Je souhaite que, dans votre action pastorale, vous, évêques catholiques de Cuba, réussissiez à obtenir un accès progressif aux moyens modernes les plus adaptés pour accomplir votre mission évangélisatrice et éducatrice. Un Etat laïc ne doit pas craindre, mais apprécier la contribution morale et éducative de l'Eglise. Dans ce contexte, il est normal que l'Eglise ait accès aux moyens de communication sociale: radio, presse et télévision, et qu'elle puisse disposer de ses propres ressources dans ces domaines pour réaliser l'engagement de l'annonce du Dieu vivant et véritable à tous les hommes. Dans cette œuvre évangélisatrice, les publications catholiques qui peuvent servir de façon plus efficace à l'annonce de la vérité non seulement aux fils de l'Eglise, mais également à tout le peuple cubain, doivent être développées et enrichies.

6. Ma visite pastorale a lieu à un moment très particulier pour la vie de toute l'Eglise: la préparation au grand Jubilé de l'An 2000. En tant que pasteurs de cette portion du peuple de Dieu pèlerin à Cuba, vous participez à cet esprit et à travers le Plan de Pastorale globale, vous encouragez toutes les communautés à vivre le « nouveau printemps de vie chrétienne qui devra être révélé par le grand Jubilé si les chrétiens savent suivre l'action de l'Esprit Saint » (Tertio millennio adveniente, n. 18). Que ce Plan même apporte une continuité au contenu de la visite et à l'expérience de l'Eglise incarnée, solidaire et prophétique, qui veut se mettre au service de la promotion intégrale des Cubains. Cela exige une formation adéquate qui, comme vous l'avez souhaité, «rétablisse l'homme en tant que personne dans ses valeurs humaines, éthiques, civiles et religieuses et le rende capable d'accomplir sa mission dans l'Eglise et dans la société» (II ENEC, Memoria, p. 38), pour laquelle sont nécessaires «la création et le renouveau des diocèses, des paroisses et des petites communautés qui encouragent la participation et la coresponsabilité et qui vivent dans la solidarité et dans le service leur mission évangélisatrice» (ibid.).

7. Chers frères, pour conclure ces réflexions, je désire vous assurer que je repars à Rome avec une grande espérance dans l'avenir, en voyant la vitalité de cette Eglise locale. Je suis conscient de l'importance des défis qui se présentent à vous, mais également de l'esprit juste qui vous anime et de votre capacité à les affronter. Ayant confiance en tout cela, je vous encourage à poursuivre «le ministère de la réconciliation» (2 Co 5, 18), afin que le peuple qui vous a été confié, surmontant les difficultés du passé, progresse le long des voies de la réconciliation entre tous les Cubains sans exception.
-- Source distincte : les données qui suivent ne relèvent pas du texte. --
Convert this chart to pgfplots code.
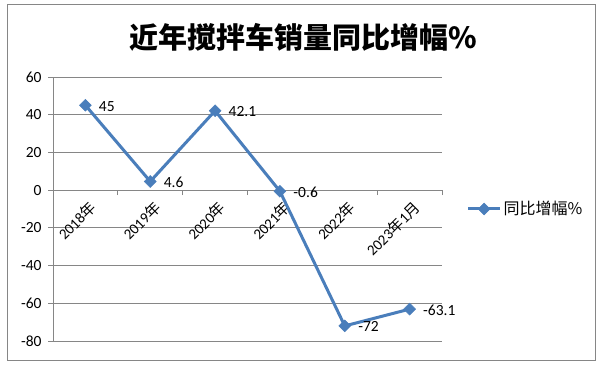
\documentclass[border=0pt]{standalone}
\usepackage{fontspec}
\setmainfont{Carlito}
\newfontfamily\cjk{Noto Sans CJK SC}
\usepackage{pgfplots}
\pgfplotsset{compat=1.18}
\definecolor{ser}{RGB}{74,126,187}
\definecolor{gridc}{RGB}{134,134,134}
\begin{document}
\begin{tikzpicture}[x=1bp,y=1bp]
\path[use as bounding box] (0,0) rectangle (600,364);
\draw[draw=gridc, line width=1bp, fill=white] (7,4) rectangle (595,359);
\node[font=\cjk\bfseries\fontsize{29bp}{33bp}\selectfont] at (303,327) {近年搅拌车销量同比增幅\%};
\begin{axis}[
 at={(53bp,23bp)}, anchor=south west, scale only axis, width=389bp, height=264bp,
 xmin=-0.5, xmax=5.5, ymin=-80, ymax=60,
 axis x line=middle, axis y line=left,
 axis line style={-, gridc, line width=0.9bp},
 hide obscured y ticks=false, hide obscured x ticks=false,
 ytick={-80,-60,...,60},
 yticklabels={-80,-60,-40,-20,0,20,40,60},
 ymajorgrids, grid style={gridc, line width=0.9bp},
 xtick={0,...,5},
 xticklabels={2018{\cjk 年},2019{\cjk 年},2020{\cjk 年},2021{\cjk 年},2022{\cjk 年},2023{\cjk 年}1{\cjk 月}},
 minor xtick={-0.5,0.5,...,5.5},
 xtick align=outside, ytick align=outside,
 major tick length=5bp, minor tick length=5bp,
 major x tick style={draw=none},
 minor x tick style={gridc, line width=0.9bp},
 y tick style={gridc, line width=0.9bp},
 yticklabel style={xshift=-3bp, font=\fontsize{15.5bp}{18bp}\selectfont},
 xticklabel style={rotate=45, anchor=east, xshift=2bp, yshift=-12bp, font=\fontsize{15bp}{17bp}\selectfont},
 legend style={at={(1.055,0.5)}, anchor=west, draw=none, fill=none,
   font=\cjk\fontsize{16bp}{18bp}\selectfont},
 legend image code/.code={\draw[mark repeat=2,mark phase=2] plot coordinates {(0bp,0bp)(16bp,0bp)(32bp,0bp)};},
 clip=false,
]
\addplot[ser, line width=3bp, mark=square*, mark size=4.2bp, mark options={rotate=45, line width=0.5bp},
  nodes near coords, point meta=explicit symbolic,
  nodes near coords style={anchor=west, black, xshift=10bp, yshift=-1bp, font=\fontsize{15.5bp}{18bp}\selectfont}]
 table[meta=label] {
x y label
0 45 45
1 4.6 4.6
2 42.1 42.1
3 -0.6 -0.6
4 -72 -72
5 -63.1 -63.1
};
\addlegendentry{同比增幅\%}
\end{axis}
\end{tikzpicture}
\end{document}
Vous savez bien que le pardon n'est pas incompatible avec la justice et que l'avenir du pays doit se construire dans la paix, qui est le fruit de la justice même et du pardon offert et reçu.

Continuez à être des « messagers de bonnes nouvelles » (Is 52, 7), afin que se renforce une coexistence juste et digne, dans laquelle tous puissent trouver un climat de tolérance et de respect réciproque. En tant que collaborateurs du Seigneur, vous êtes le champ de Dieu, l'édifice de Dieu (cf. 1 Co 3, 9), de sorte que les fidèles trouvent en vous d'authentiques maîtres de vérité et des guides diligents de leur peuple, engagés à obtenir son bien-être matériel, moral et spirituel, en tenant compte de l'Exhortation de l'Apôtre saint Paul: « Que chacun prenne garde à la manière dont il [...] bâtit. De fondement, en effet, nul ne peut en poser d'autre que celui qui s'y trouve, c'est-à-dire Jésus-Christ » (1 Co 3, 10-11).

Le regard fixé sur notre Sauveur, qui est «le même hier, aujourd'hui et à jamais» (He 13, 8), et plaçant tous les désirs et toutes les espérances dans la Mère du Christ et toutes de l'Eglise, vénérée ici sous le titre très doux de « Nuestra Señora de la Caridad del Cobre », en gage d'affection et signe de la grâce qui vous accompagne dans votre ministère, je vous donne de tout cœur ma Bénédiction apostolique.